Questionário

Monday 5 December 2011

Passos Coelho e a Contabilidade Criativa

Este fim-de-semana o Primeiro-ministro deixou o país perplexo com a notícia de que tinha 2 mil milhões de Euros para injectar na economia. Onde é que ele foi buscar o dinheiro? Aparentemente a receita extraordinária com os fundos de pensões dos bancos teria criado essa folga orçamental.

Infelizmente as ditas receitas extraordinárias não são verdadeiras receitas, mesmo que o Eurostat diga que sim.

Já o famigerado Sócrates tinha tido tão brilhante ideia ao contabilizar os adiantamentos das PPPs como receita, e o resultado está à vista.

Para perceber porque é que a compra de um fundo de pensões não pode ser considerado como uma receita imagine-se que uma seguradora pretende vender um fundo de pensões. Se o valor actual das obrigações futuras do fundo for 100 e o fundo detiver valores realizáveis no valor de 100 a seguradora poderia vender o fundo por um valor correspondente apenas ao goodwill estimado da carteira de clientes, por exemplo 10%. Porém, se os valores detidos pelo fundo fossem apenas 50% das obrigações a seguradora pagaria ao comprador 40. Isto é, o equivalente à recapitalização do fundo menos o valor do goodwill.

Repare-se agora na situação do comprador, por exemplo outra seguradora. Esta tem várias maneiras de fazer o investimento. Pode pagar 50 em dinheiro e pedir emprestados 60 para recapitalizar o fundo e pagar o goodwill ao vendedor. Neste caso, o seu activo passaria a valer 110 (fundo mais goodwill) enquanto o passivo aumentava para 60 e os capitais próprios continuariam a ser 50. Isto é, não haveria lugar ao reconhecimento de gastos ou receitas.

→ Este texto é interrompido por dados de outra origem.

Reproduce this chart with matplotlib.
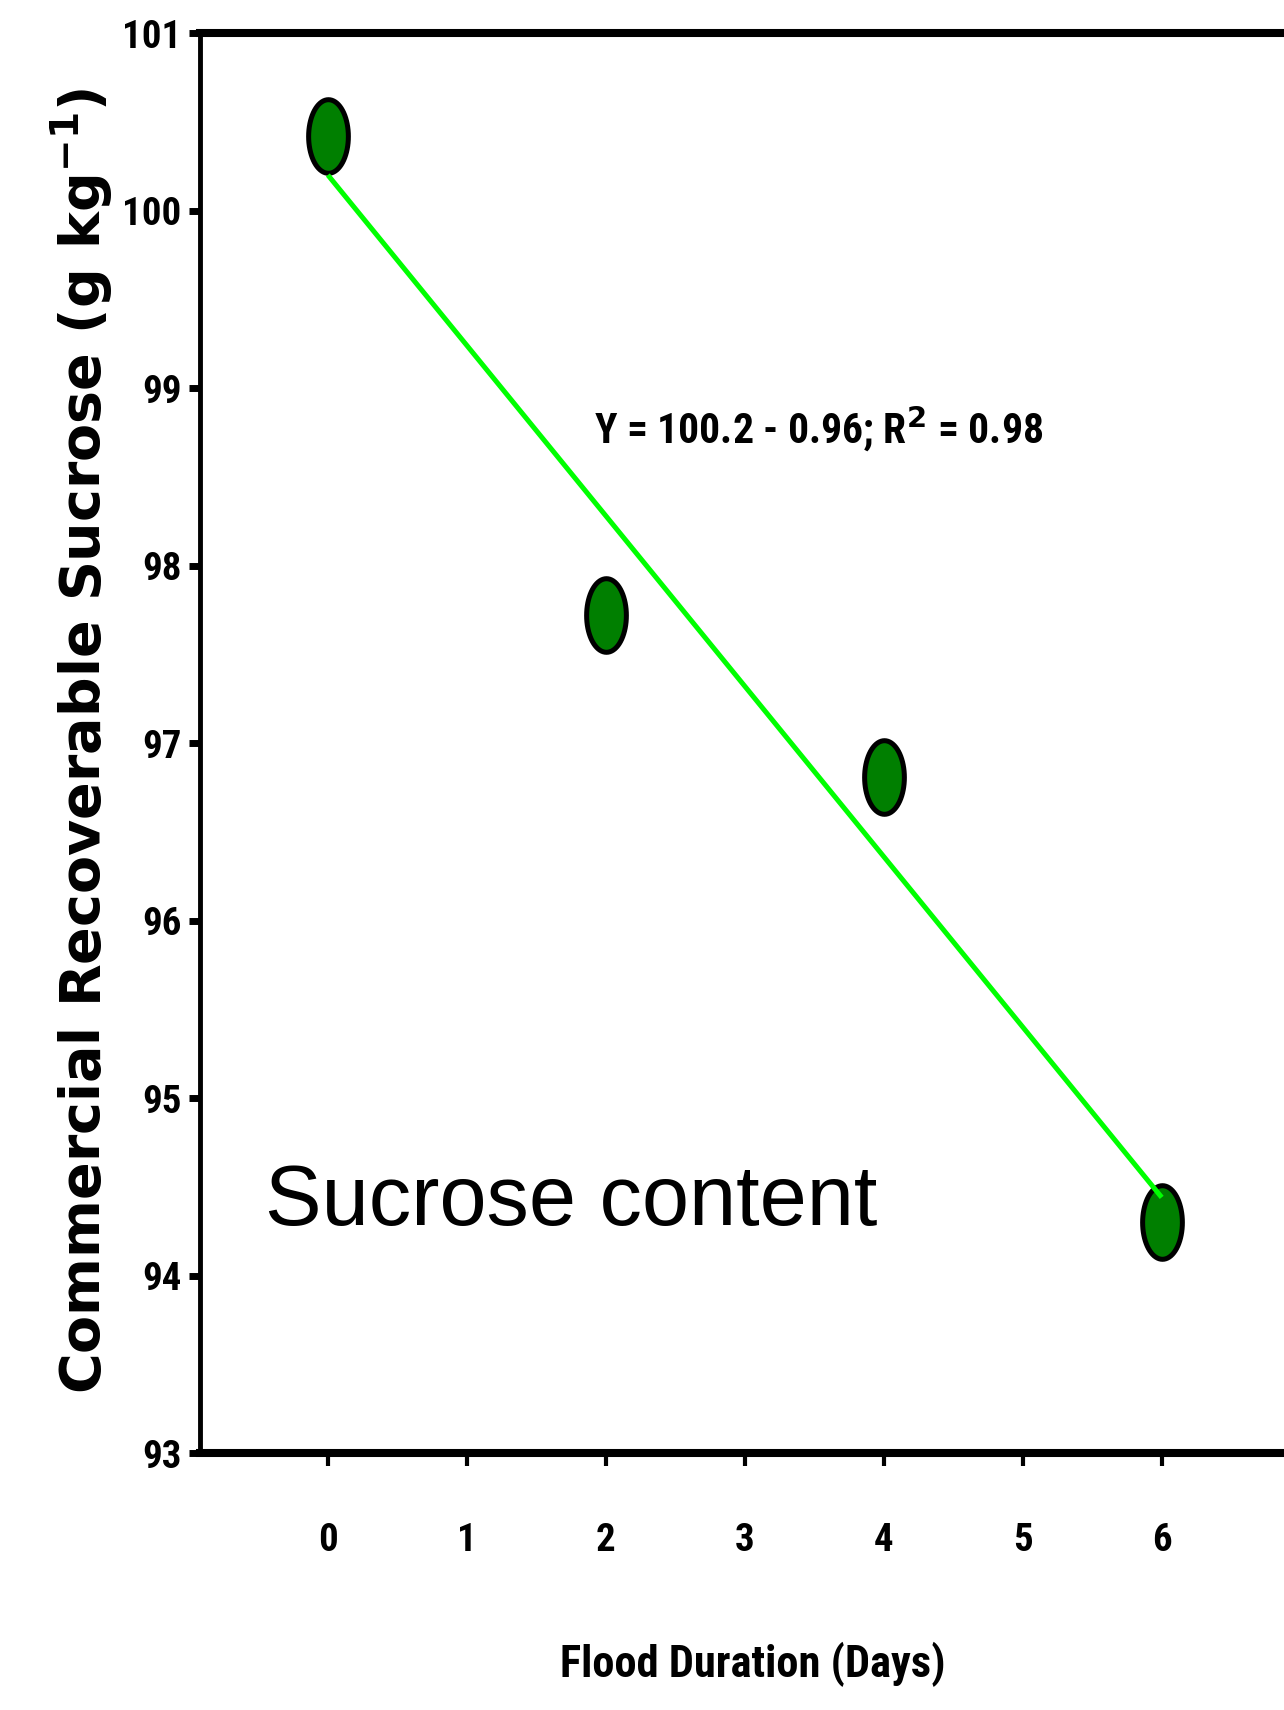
import matplotlib
matplotlib.use("Agg")
import matplotlib.pyplot as plt
from matplotlib.path import Path
from matplotlib import font_manager
import numpy as np

# ---- data ----
flood_days = [0, 2, 4, 6]
sucrose = [100.42, 97.72, 96.81, 94.30]
fit_x = [0, 6]
fit_y = [100.2, 94.44]
x_ticks = [0, 1, 2, 3, 4, 5, 6]
y_ticks = [93, 94, 95, 96, 97, 98, 99, 100, 101]
equation_text = "Y = 100.2 - 0.96; R$^{\\mathbf{2}}$ = 0.98"
panel_text = "Sucrose content"
x_label = "Flood Duration (Days)"
y_label = "Commercial Recoverable Sucrose (g kg$^{\\mathbf{-1}}$)"

names = {f.name for f in font_manager.fontManager.ttflist}
narrow = "Liberation Sans"
for cand in ["Liberation Sans Narrow", "Roboto Condensed", "Open Sans Condensed",
             "DejaVu Sans Condensed"]:
    if cand in names:
        narrow = cand
        break

W, H = 1284, 1710
fig = plt.figure(figsize=(W / 100, H / 100), dpi=100)
ax = fig.add_axes([200 / W, 1 - 1453 / H, 1 - 200 / W, (1453 - 33) / H])

# ellipse marker (taller than wide)
t = np.linspace(0, 2 * np.pi, 73)
ell = Path(np.column_stack([0.27 * np.cos(t), 0.5 * np.sin(t)]), closed=True)

ax.plot(flood_days, sucrose, linestyle="none", marker=ell, markersize=53,
        markerfacecolor="#007F00", markeredgecolor="black", markeredgewidth=3.6, zorder=3)
ax.plot(fit_x, fit_y, color="#00FF00", linewidth=3.6, zorder=4, solid_capstyle="butt")

ax.set_xlim(-0.92, 6.88)
ax.set_ylim(93, 101)
ax.set_xticks(x_ticks)
ax.set_yticks(y_ticks)

ax.spines["right"].set_visible(False)
ax.spines["top"].set_linewidth(5.8)
ax.spines["bottom"].set_linewidth(5.8)
ax.spines["left"].set_linewidth(3.5)

ax.tick_params(axis="y", direction="out", length=8, width=5, pad=5.5)
ax.tick_params(axis="x", direction="out", length=9, width=3, pad=41)

for lab in ax.get_xticklabels() + ax.get_yticklabels():
    lab.set_fontfamily(narrow)
    lab.set_fontweight("bold")
    lab.set_fontsize(28)

ax.text(3.53, 98.77, equation_text, fontsize=30, fontweight="bold", family=narrow,
        ha="center", va="center")
ax.text(-0.45, 94.41, panel_text, fontsize=61, family="Liberation Sans",
        ha="left", va="center")

fig.text(753 / W, 1 - 1664 / H, x_label, fontsize=32, fontweight="bold", family=narrow,
         ha="center", va="center")
fig.text(82 / W, 1 - 741 / H, y_label, fontsize=40, fontweight="bold", family="DejaVu Sans",
         ha="center", va="center", rotation=90)

fig.savefig("out.png", dpi=100)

Se optasse por receber os 40 da subcapitalização do fundo, o seu activo passaria a ser 150 (= 50 dinheiro + 40 pagos pelo vendedor + 10 goodwill + 50 valor do fundo) enquanto o passivo e capitais próprios passariam a ser 150 (= 100 das obrigações do fundo + 50 de capitais próprios). Mais uma vez não havia lugar ao reconhecimento de perdas ou receitas.

Em ambos os casos o comprador estaria a fazer um investimento, embora financiado de maneira diferente. Na segunda modalidade o investimento seria apenas mais alavancado e arriscado. Se o investimento seria lucrativo ou desastroso só se pode saber no futuro; dependendo da rentabilidade dos valores adquiridos e do montante das pensões a pagar anualmente. Por exemplo, se no primeiro ano o fundo tivesse de pagar 5% e ganhasse apenas 3% então teria de reconhecer um prejuízo de 2%.

No caso dos fundos de pensões dos bancários adquiridos pelo Estado Português optou-se pela segunda modalidade. Eis os valores disponíveis de acordo com a comunicação social: O valor dos fundos de pensões dos bancários está avaliado em 14 mil milhões de Euros. Este ano os vendedores (fundos dos bancários) transferiram para o comprador (Estado) 6 mil milhões de Euros de valores mobiliários. Entretanto o Estado passará a contribuir com 0.5 mil milhões de Euros anualmente para a Segurança Social para ela pagar as pensões dos bancários.

Será possível saber desde já se o Estado fez um bom ou mau negócio? Sem mais informação sobre as condições do negócio e a qualidade e valor dos activos comprados pelo Estado, não é possível saber.

Porém, é fácil concluir que um empréstimo forçado dos trabalhadores e pensionistas bancários em vez do financiamento da Troika será mais dispendioso; a não ser que o Estado não pense pagar a totalidade da divida contraída.

Em resumo, o uso de contabilidade criativa por parte do Governo para contabilizar um empréstimo como uma receita não é um bom prenuncio para quem diz querer resolver o problema da divida pública.